The sense of entitlement of the liberal globalist establishment is so strong, having flourished unchallenged for so long, the Entitled Ones lack the imagination to contemplate a scenario in which they are no longer in charge. On the continent, almost every outing to the ballot box sees the legacy parties progressively dislodged from power. Guy Verhofstadt, the feral attack dog of the Brussels oligarchy, is warning in increasingly hysterical terms of impending disaster for the old order at the EU elections in May.
In Britain it is surely only a matter of time before the legacy parties implode electorally and a radically reformist administration takes office. Then it will be time to remodel Parliament, to end the ability of MPs to renege shamelessly on manifesto commitments and to indulge their personal prejudices in defiance of the electorate. There will have to be a binding new accountability and a reappraisal of the party system as a vehicle of representation. Over the past decade the credibility of parliamentary government has evaporated in two stages.

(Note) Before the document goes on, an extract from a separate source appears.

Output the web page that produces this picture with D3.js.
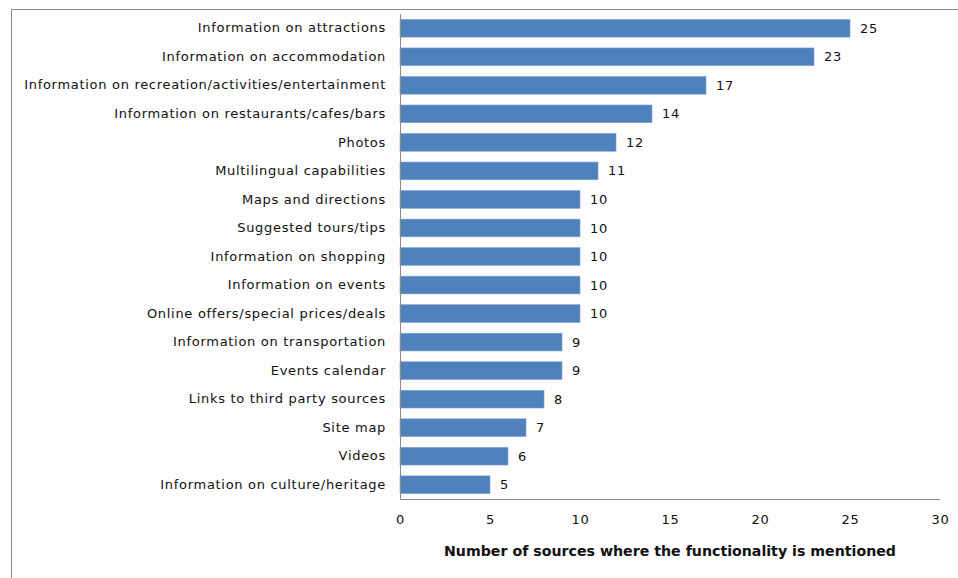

The first stage was the MPs’ expenses scandal which opened the eyes of an over-deferential public to the kind of scoundrels that were representing them. From that moment, respect for politicians, with a few rare exceptions, ended. That disillusionment has proved permanent. Still, however, the Westminster charade was tolerated, out of vestigial respect for the institutions of government. For many Britons, the Brexit debacle has ended that delusion.
Much of the public now has neither respect for nor confidence in Parliament or parliamentarians. To see MPs openly debating how best to derail a referendum result, as if the electorate were not watching and listening, with the insulting implication that it doesn’t matter if they are, is to witness a political system committing hara-kiri. When the leader of the government voices the threat “Or no Brexit at all”, taken up by the pack of the entitled at her heels, the provocation is intense.
To treat the electorate as naughty children, threatening them with the cancellation of a promised treat, betrays the infatuated extent to which the sense of entitlement of the political class has blinded it to reality. “There is no majority for no deal Brexit,” politicians assert, meaning there is no majority in the House of Commons. What about the rest of the country? “Parliament is taking control…” That worked well in 1642.
Behind all the pseudo-technicalities, the buzzwords and backstops, the simple reality is that 500 MPs in thrall to a foreign power based in Brussels and arrogantly confident that they know better than the public, are attempting to demolish the outcome mandated by 17.4 million British voters. Even making the attempt, regardless of whether or not it succeeds, exhibits total contempt for the democratic process.
If MPs have the slightest instinct of self-preservation – not only of their own careers but of the system on which they have fattened – they will again vote down Theresa May’s insulting travesty of Brexit, then prepare vigorously for exit from the European Union on WTO terms. There is no deal to be had in Brussels, there is no goodwill on the part of the EU.
It is time for the Remainer fanatics to surrender. If they do not, but extend Article 50 instead, they will set in motion a chain of consequences which future historians will chronicle as a revolutionary transformation of British governance. Every revolution has its fatal catch phrase: on this occasion, for “Let them eat cake” substitute “Or no Brexit at all.”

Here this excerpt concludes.